Connecting to raw.githubusercontent.com (raw.githubusercontent.com)|185.199.110.133|:443... connected.
HTTP request sent, awaiting response... 200 OK
Length: 49405 (48K) [text/plain]
Saving to: ‘dataset_graph7.csv.2’

dataset_graph7.csv. 100%[===================>]  48.25K  --.-KB/s    in 0.03s   

2025-05-09 10:04:29 (1.37 MB/s) - ‘dataset_graph7.csv.2’ saved [49405/49405]

0.8199

Although you don't need to understand all the steps above, we should try to understand the output, so we know why we are doing this. Many processes in machine learning use inner products as part of binary classification (among other things).
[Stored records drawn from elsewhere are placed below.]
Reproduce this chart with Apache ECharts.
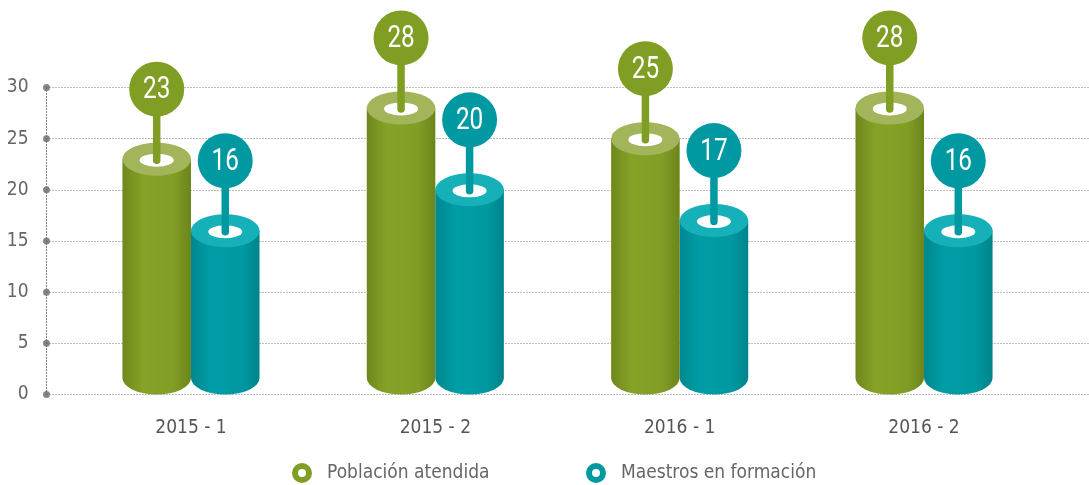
<!DOCTYPE html>
<html>
<head>
<meta charset="utf-8">
<script src="https://cdn.jsdelivr.net/npm/echarts@6/dist/echarts.min.js"></script>
<style>html,body{margin:0;padding:0;background:#fff;}#c{width:1089px;height:485px;}</style>
</head>
<body>
<div id="c"></div>
<script>
const categories = ['2015 - 1', '2015 - 2', '2016 - 1', '2016 - 2'];
const poblacion = [23, 28, 25, 28];
const maestros = [16, 20, 17, 16];
const yTicks = [0, 5, 10, 15, 20, 25, 30];
const seriesNames = ['Población atendida', 'Maestros en formación'];

const FONT = "'DejaVu Sans Condensed','Roboto Condensed',sans-serif";
const GREEN = {
  side: ['#6e881c', '#86a227', '#819d25', '#6c851b'],
  top: '#a3b55b', pin: '#809d24'
};
const TEAL = {
  side: ['#00878f', '#009da6', '#0098a1', '#00838b'],
  top: '#15b0b8', pin: '#0099a2'
};

function makeRender(side, pal) {
  return function (params, api) {
    const xi = api.value(0), v = api.value(1);
    const c = api.coord([xi, v]);
    const z = api.coord([xi, 0]);
    const band = api.size([1, 0])[0];
    const w = band * 0.2805;
    const cx = c[0] + side * w / 2;
    const x0 = cx - w / 2, x1 = cx + w / 2;
    const rx = w / 2, ry = 16.5;
    const yT = c[1];
    const yB = z[1] - ry;
    const pinY = yT - 70;
    const grad = new echarts.graphic.LinearGradient(0, 0, 1, 0, [
      { offset: 0, color: pal.side[0] },
      { offset: 0.3, color: pal.side[1] },
      { offset: 0.75, color: pal.side[2] },
      { offset: 1, color: pal.side[3] }
    ]);
    const body = `M${x0} ${yT} L${x0} ${yB} A${rx} ${ry} 0 0 0 ${x1} ${yB} L${x1} ${yT} Z`;
    const top = `M${x0} ${yT} A${rx} ${ry} 0 1 0 ${x1} ${yT} A${rx} ${ry} 0 1 0 ${x0} ${yT} Z`;
    const hole = `M${cx - 17} ${yT + 1} A17 6.5 0 1 0 ${cx + 17} ${yT + 1} A17 6.5 0 1 0 ${cx - 17} ${yT + 1} Z`;
    return {
      type: 'group',
      children: [
        { type: 'path', shape: { pathData: body }, style: { fill: grad } },
        { type: 'path', shape: { pathData: top }, style: { fill: pal.top } },
        { type: 'path', shape: { pathData: hole }, style: { fill: '#fff' } },
        { type: 'line', shape: { x1: cx, y1: yT + 1, x2: cx, y2: pinY }, style: { stroke: pal.pin, lineWidth: 7.5, lineCap: 'round' } },
        { type: 'circle', shape: { cx: cx, cy: pinY, r: 27.5 }, style: { fill: pal.pin } },
        {
          type: 'text', x: cx, y: pinY + 1, scaleX: 0.76,
          style: { text: String(v), fill: '#fff', font: `400 32px Roboto, sans-serif`, align: 'center', verticalAlign: 'middle' }
        }
      ]
    };
  };
}

const chart = echarts.init(document.getElementById('c'), null, { renderer: 'canvas' });
chart.setOption({
  animation: false,
  grid: [
    { left: 46.5, right: 0, top: 87.5, bottom: 90.5 },
    { left: 68.8, right: 42.8, top: 87.5, bottom: 90.5 }
  ],
  xAxis: [
    { type: 'value', gridIndex: 0, min: 0, max: 1, show: false },
    {
      type: 'category', gridIndex: 1, data: categories,
      axisLine: { show: false }, axisTick: { show: false },
      axisLabel: { color: '#555', fontSize: 19, fontFamily: FONT, margin: 24 }
    }
  ],
  yAxis: [
    {
      type: 'value', gridIndex: 0, min: 0, max: 30, interval: 5,
      axisLine: { show: true, lineStyle: { color: '#7a7a7a', type: [1, 2], width: 1 } },
      axisTick: { show: false },
      axisLabel: { color: '#666', fontSize: 19, fontFamily: FONT, margin: 18 },
      splitLine: { show: true, lineStyle: { color: '#7a7a7a', type: [1, 2], width: 1 } }
    },
    { type: 'value', gridIndex: 1, min: 0, max: 30, interval: 5, show: false, splitLine: { show: false } }
  ],
  legend: [
    {
      left: 287, top: 458, itemWidth: 14, itemHeight: 14,
      textStyle: { color: '#666', fontSize: 19, fontFamily: FONT, padding: [0, 0, 0, 13] },
      data: [{ name: seriesNames[0], icon: 'circle', itemStyle: { color: '#fff', borderColor: GREEN.pin, borderWidth: 6 } }]
    },
    {
      left: 581, top: 458, itemWidth: 14, itemHeight: 14,
      textStyle: { color: '#666', fontSize: 19, fontFamily: FONT, padding: [0, 0, 0, 13] },
      data: [{ name: seriesNames[1], icon: 'circle', itemStyle: { color: '#fff', borderColor: TEAL.pin, borderWidth: 6 } }]
    }
  ],
  series: [
    {
      type: 'scatter', xAxisIndex: 0, yAxisIndex: 0, silent: true,
      symbolSize: 7, itemStyle: { color: '#666' },
      data: yTicks.map(t => [0, t])
    },
    {
      name: seriesNames[0], type: 'custom', xAxisIndex: 1, yAxisIndex: 1,
      itemStyle: { color: GREEN.pin },
      renderItem: makeRender(-1, GREEN),
      data: poblacion.map((v, i) => [i, v])
    },
    {
      name: seriesNames[1], type: 'custom', xAxisIndex: 1, yAxisIndex: 1,
      itemStyle: { color: TEAL.pin },
      renderItem: makeRender(1, TEAL),
      data: maestros.map((v, i) => [i, v])
    }
  ]
});
</script>
</body>
</html>
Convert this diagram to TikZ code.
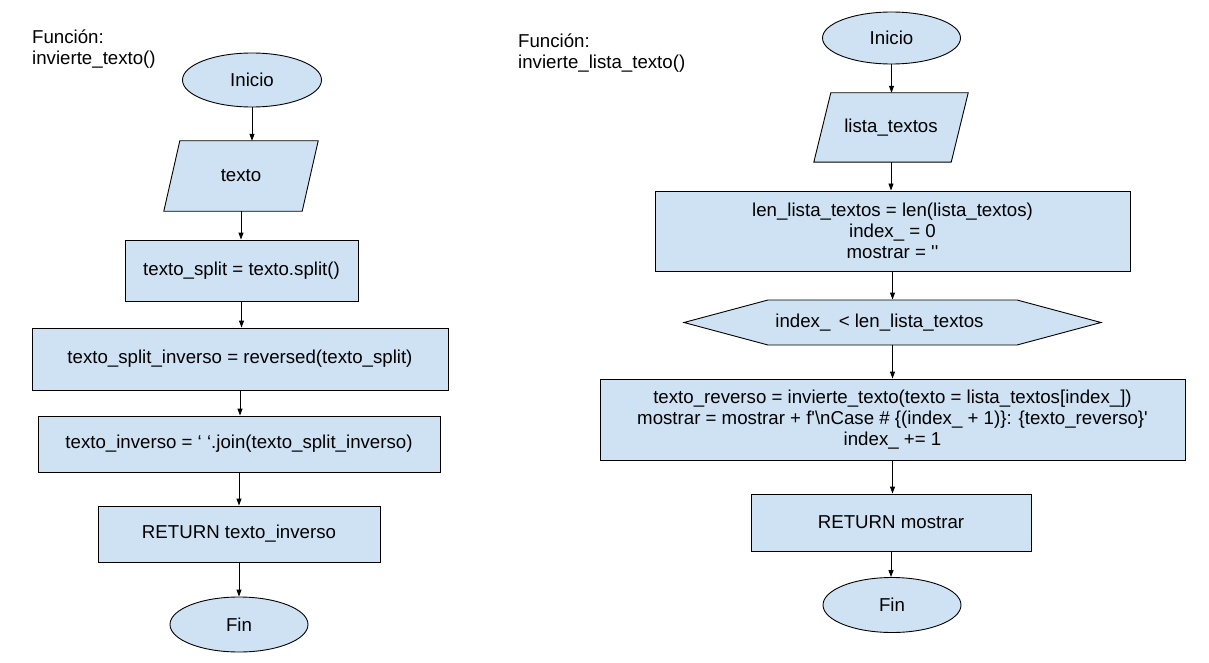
\documentclass[tikz,border=0pt]{standalone}
\usepackage{fontspec}
\newfontfamily\arialf{Liberation Sans}
\usetikzlibrary{shapes.geometric,shapes.symbols,arrows.meta,backgrounds}
\definecolor{boxfill}{HTML}{CFE2F3}
\begin{document}
\begin{tikzpicture}[x=1pt,y=-1pt,
  every node/.style={font=\arialf\fontsize{18.67}{21}\selectfont},
  shp/.style={draw=black,fill=boxfill,line width=0.9pt,inner sep=0pt},
  terminal/.style={shp,ellipse,minimum width=139pt,minimum height=54pt},
  proc/.style={shp,rectangle,align=center},
  io/.style={rectangle,inner sep=0pt,minimum width=138pt,minimum height=70pt},
  iobox/.style={draw=black,fill=boxfill,line width=0.9pt,line join=miter},
  decis/.style={shp,signal,signal to=west and east,signal pointer angle=30,
    minimum width=417pt,minimum height=45pt},
  flow/.style={-{Triangle[length=7pt,width=5pt]},line width=0.9pt},
  title/.style={anchor=base west,align=left,inner sep=0pt}
]
\path[use as bounding box] (0,0) rectangle (1209,663);

% left flowchart
\node[title] (tL) at (32,65) {Función:\\invierte\_texto()};
\node[terminal] (iniL) at (252,80) {Inicio};
\node[io] (pL) at (241,176) {texto};
\node[proc,minimum width=233pt,minimum height=61pt] (b1L) at (241.5,270.5) {texto\_split = texto.split()};
\node[proc,minimum width=416pt,minimum height=62pt] (b2L) at (240,359) {texto\_split\_inverso = reversed(texto\_split)};
\node[proc,minimum width=402pt,minimum height=56pt] (b3L) at (239,444) {texto\_inverso = ‘ ‘.join(texto\_split\_inverso)};
\node[proc,minimum width=282pt,minimum height=56pt] (b4L) at (239,534) {RETURN texto\_inverso};
\node[terminal,minimum width=138pt,minimum height=55pt] (finL) at (239,624.5) {Fin};

% right flowchart
\node[title] (tR) at (518,69) {Función:\\invierte\_lista\_texto()};
\node[terminal,minimum width=138pt,minimum height=52pt] (iniR) at (891.5,38) {Inicio};
\node[io,minimum width=137pt,minimum height=69pt] (pR) at (891,127.5) {lista\_textos};
\node[proc,minimum width=475pt,minimum height=80pt] (b1R) at (892.5,231) {len\_lista\_textos = len(lista\_textos)\\index\_ = 0\\mostrar = ''};
\node[decis] (dR) at (892.5,322.5) {index\_ \,< len\_lista\_textos\hspace*{26pt}};
\node[proc,minimum width=585pt,minimum height=81pt] (b2R) at (892.5,419.5) {texto\_reverso = invierte\_texto(texto = lista\_textos[index\_])\\mostrar = mostrar + f'\textbackslash nCase \# \{(index\_ + 1)\}: \{texto\_reverso\}'\\index\_ += 1};
\node[proc,minimum width=280pt,minimum height=57pt] (b3R) at (891,522.5) {RETURN mostrar};
\node[terminal,minimum width=138pt,minimum height=55pt] (finR) at (892,605) {Fin};

% parallelogram outlines behind the input nodes
\begin{scope}[on background layer]
\draw[iobox] ([xshift=8pt]pL.north west) -- ([xshift=8pt]pL.north east)
  -- ([xshift=-8pt]pL.south east) -- ([xshift=-8pt]pL.south west) -- cycle;
\draw[iobox] ([xshift=8.5pt]pR.north west) -- ([xshift=8.5pt]pR.north east)
  -- ([xshift=-8.5pt]pR.south east) -- ([xshift=-8.5pt]pR.south west) -- cycle;
\end{scope}

\draw[flow] (iniL.south) -- (iniL.south |- pL.north);
\draw[flow] (pL.south) -- (pL.south |- b1L.north);
\draw[flow] (b1L.south) -- (b1L.south |- b2L.north);
\draw[flow] (b2L.south) -- (b2L.south |- b3L.north);
\draw[flow] (b3L.south) -- (b3L.south |- b4L.north);
\draw[flow] (b4L.south) -- (b4L.south |- finL.north);

\draw[flow] (iniR.south) -- (iniR.south |- pR.north);
\draw[flow] (pR.south) -- (pR.south |- b1R.north);
\draw[flow] (b1R.south) -- (b1R.south |- dR.north);
\draw[flow] (dR.south) -- (dR.south |- b2R.north);
\draw[flow] (b2R.south) -- (b2R.south |- b3R.north);
\draw[flow] (b3R.south) -- (b3R.south |- finR.north);
\end{tikzpicture}
\end{document}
Quantum mechanics has an obvious connection with this, since the probabilities of measuring various states $|\phi_i\rangle$ are given by the inner product with an initial state $|\psi\rangle$ through the inner product: $P_i = |\langle\phi_i|\psi\rangle|^2$. So what we have done above is created a quantum circuit that contains the features of our two data points, and maps them into the space of a quantum vector, then estimates the inner product in that space via making measurements. This is an example of quantum kernel estimation. Note we only implemented this process for two of the data points (the 14th and 19th). If we did this for all possible pairs, we could take the output (in this case the number 0.821...) and populate a matrix of results describing the overlap between all points in the training data set. This is the "kernel matrix".

Check-in question

In the process above, we calculated a kernel matrix entry for the 14th and 19th data points. What value should we obtain if we use the same data point twice, here (like 14th and 14th again)? In other words, what should be the diagonal entries in the kernel matrix? Answer this question in the absence of noise, but note that deviations from your answer are possible in the presence of noise.

Answer:

The diagonals should be 1.0. This process should be calculating the normalized inner product of a vector with itself, which must always be one.